El tiempo se acabó. La prensa lo anunciaba, las empresas recibían requerimientos de la administración laboral, los responsables públicos lo subrayaban: el plazo para disponer de un plan de igualdad en aquellas empresas afectadas por la reforma de esta figura de 2019 estaba a punto de terminar. Las consecuencias jurídicas de carecer de éste, cuando es obligatorio, ya asomaban. Pues bien, llegó el momento.
Las empresas han estado atentas y el número de éstas que han elaborado sus planes respectivos es muy elevado. Se sabía que era perentorio y se ha dispuesto de un plazo razonable para elaborarlo. Con esto se ha cumplido y se puede estar tranquilo.
O quizás no; al menos, no del todo. La ley es clara en lo que obliga, a disponer de un plan de igualdad, y muchas empresas se han acogido a esta obligación, facilitada por las indicaciones legales y reglamentarias sobre su elaboración y contenidos. No es un documento nuevo, sino que lleva años entre nosotros; lo novedoso es el número de empresas que deben disponer de uno y la centralidad que se le quiere dar ahora en la organización de las personas trabajadoras.
¿Basta con tener aprobado y registrado el plan? ¿Es éste el verdadero objetivo de la legislación vigente? Nos parece que no. Las empresas deben tener algo más que un documento que cumpla ciertos requisitos: lo que deben tener es una verdadera política de igualdad, que es lo que el plan recoge. Nos engañaríamos si pensáramos que la tenencia del texto, del papel cómo solemos llamar en España a estas cosas, bastara. Tenemos una cierta cultura del cumplimiento formal, ante obligaciones que interpretamos también como formales. Y ésta no lo es.
Una política de igualdad tiene dos almas, una organizativa y otra jurídica, y ambas deben estar presentes en todas las fases del proceso de elaboración y aplicación. Sin esta doble visión el documento que salga no cumplirá su función.

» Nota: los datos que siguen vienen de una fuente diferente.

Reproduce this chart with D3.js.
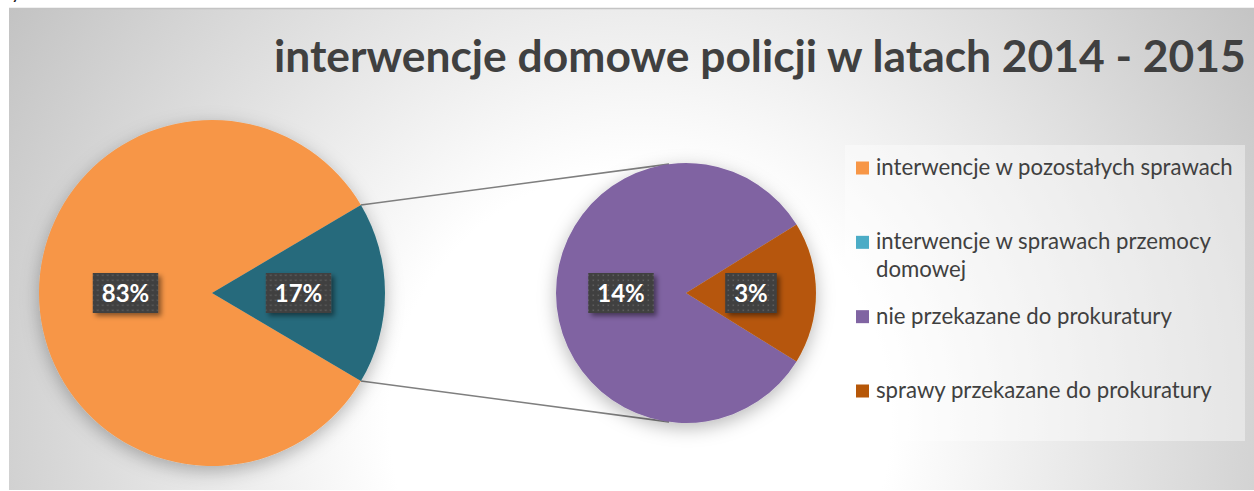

La elaboración del plan tiene que adecuarse a lo que va a ser su función: Ordenar, de acuerdo con los objetivos de igualdad y no discriminación, la organización de las personas trabajadoras. Debe ser útil a estos efectos, pero también realista, viable, sostenible. Debe impedir problemas futuros, anticipándose a las necesidades de personas y empresas.
Saber negociar un plan es también crucial. Aunque se admitan planes sin acuerdo, en el caso de que la negociación no haya podido traducirse en un pacto, ésta es una posibilidad que debe considerarse como algo excepcional, como un fracaso y no como una alternativa viable. El plan acordado es el que tiene toda la legitimidad y queda protegido frente a posibles reclamaciones. Y lo que se pacte será lo que rija la vida de la empresa durante varios años, lo que determine que la política de igualdad sea un elemento de unidad o de tensión y conflicto futuro entre las partes.
De ahí que para la empresa sea estratégico este proceso, para que el output sea el adecuado; no sólo en términos de un acuerdo con condiciones favorables para sus intereses, como suele pensarse en la negociación colectiva, sino, en una perspectiva más amplia, un pacto que soporte una verdadera política de igualdad en consonancia con las exigencias que rigen ya la vida social, política y jurídica, con perspectivas de futuro.
Finalmente, el plan no hay que tenerlo: hay que aplicarlo. Debe regir con naturalidad las relaciones laborales en la empresa, sin generar nuevos conflictos o tensiones. Que esto resulte sencillo dependerá sobre todo de cómo se haya diseñado y negociado.
En resumen, un plan de igualdad es un documento central en la política de organización de las personas trabajadoras en la empresa. Negociarlo no es cumplir un expediente, sino ordenar una parte importante del futuro de la gestión laboral. Hacerlo mal tiene muchas más consecuencias que los efectos jurídicos de posibles incumplimientos. Aunque sea una obligación, debe ser también la oportunidad de contribuir a la cultura de una empresa, distintivo cada vez más importante de la captación y retención de talento.